Now I pose some simple questions. How do you expect someone to teach you something, that they don’t have deep relevant practice doing? When a CS professor hasn’t build complex distributed systems at the scale of Google or Uber, how would they know what things to include in your curriculum? How would a high school physics teacher be able to tell you about the bleeding edge of physics research, when they were only really trained in what they needed to teach?
The answer is, you can’t expect that. When there is a system, where teachers and students are trapped in an echo-chamber with the absence of professional craft experience, there is a situation where anything goes. Anything the professor decides to include in the curriculum, now suddenly becomes important for the student to know regardless of whether the final job requires that knowledge. Because the job market at the end of the day, looks at the signaling from your certificate, which is unfortunately issued by people who only know to teach, but not to do.

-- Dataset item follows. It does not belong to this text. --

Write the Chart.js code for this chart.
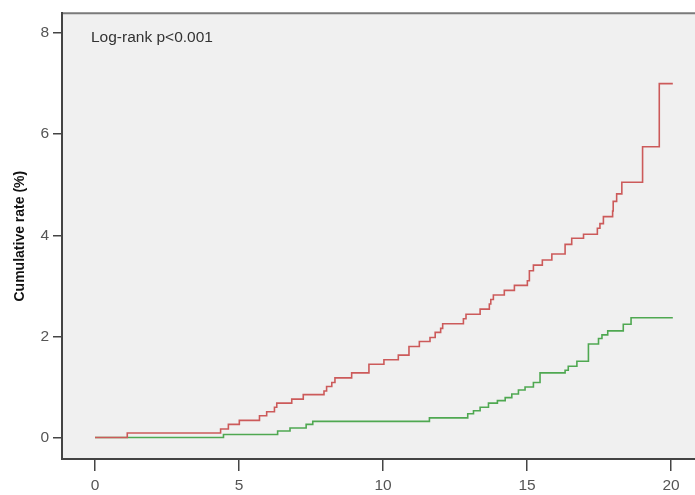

This makes me wonder about whether we really need entire programs to teach people to teach. Couldn’t some casual banter with a lead engineer at a startup, give you guidance and direction about how to learn programming, and also provide insights and knowledge that is directly applicable to your craft. To me, this seems like a more direct way to approach education, let experts teach students their craft. The middleman hand-waving of educational expertise, looks to me as an inefficiency in the system which just results in lost time, productivity and money.
Any skills required to teach effectively, could be taught in a bootcamp format if necessary. I’m sure the skills to teach can be taught in 6 months if the skills to be a competent programmer can be taught in 3. And this is probably giving it a wide berth.
Without the unnecessary overhead of teaching regulation and certification, availability of quality teachers and mentors will shoot up, creating more accessible and open education than ever before. This heralds a return to a time like Plato’s, where open discussion, collaboration and mentorship was the source of ever greater knowledge.
Axiom wants to imagine this decentralized, expert focused ideal to education. One that is exempt from standardization, certification and any other regulatory inefficiencies. We want an open, accessible and direct way to learn anything and build the best version of yourself.